A: Each institution has internal risk policies. Limits often rise with account age and activity. Ask for a review after a few months of good history.
Chapter 19: A Print-Friendly Checklist
- True no minimum: $0 to open, $0 ongoing, $0 to earn APY, $0 to avoid fees
- FDIC/NCUA insured (know your coverage and ownership category)
- Competitive, stable APY (not just a teaser; fair treatment at small balances)
- Fast ACH, clear cutoff times, generous daily/monthly transfer limits
- Mobile app is reliable; 2FA enabled (prefer app-based)
- Buckets/subaccounts for goals; easy joint/POD setup
- No excess withdrawal drama (or you can easily work around it)
- 1099-INT access is straightforward each tax season
- Customer support you’re comfortable with (chat/phone hours)
- Quarterly 15-minute check-in on rates, limits, and your workflow
Chapter 20: The Philosophy of “Best” (Why Fit Beats Hype)
There will always be an account promising a slightly higher yield. But the best high-yield savings account with no minimum balance is the one that makes your financial life frictionless:
- You can open it easily and fund it reliably.
- You earn a competitive rate without jumping through hoops.
- You can move money fast when life happens.
- You don’t pay for the privilege—no minimums, no monthly fees.
- You can name goals, set autopilot, and stop thinking about it.
Do that and your cash stops being a to-do item and becomes a system—quiet, dependable, and aligned with everything else you’re building.
Conclusion: Keep It Simple, Keep It Safe, Keep It Earning
You don’t need a dozen accounts, a spreadsheet of teaser rates, or a daily rate-watch ritual. You need one excellent no-minimum high-yield savings account (maybe two if you’re genuinely optimizing). Confirm real insurance, read the limits, name your buckets, automate contributions, and revisit quarterly. That’s it.
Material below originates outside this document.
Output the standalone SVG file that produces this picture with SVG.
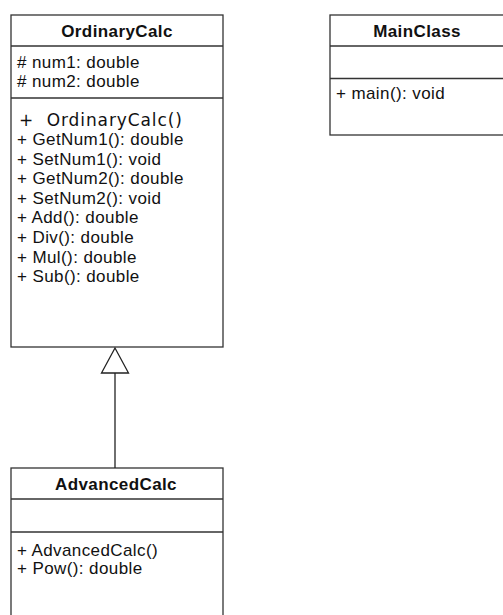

The difference between average and excellent with cash is rarely a clever trick—it’s a handful of smart choices, repeated consistently: $0 minimums, competitive APY, low friction, strong security, and clear access. Nail those and your savings will quietly do its job—protecting your present and funding your future—while you get on with living your life.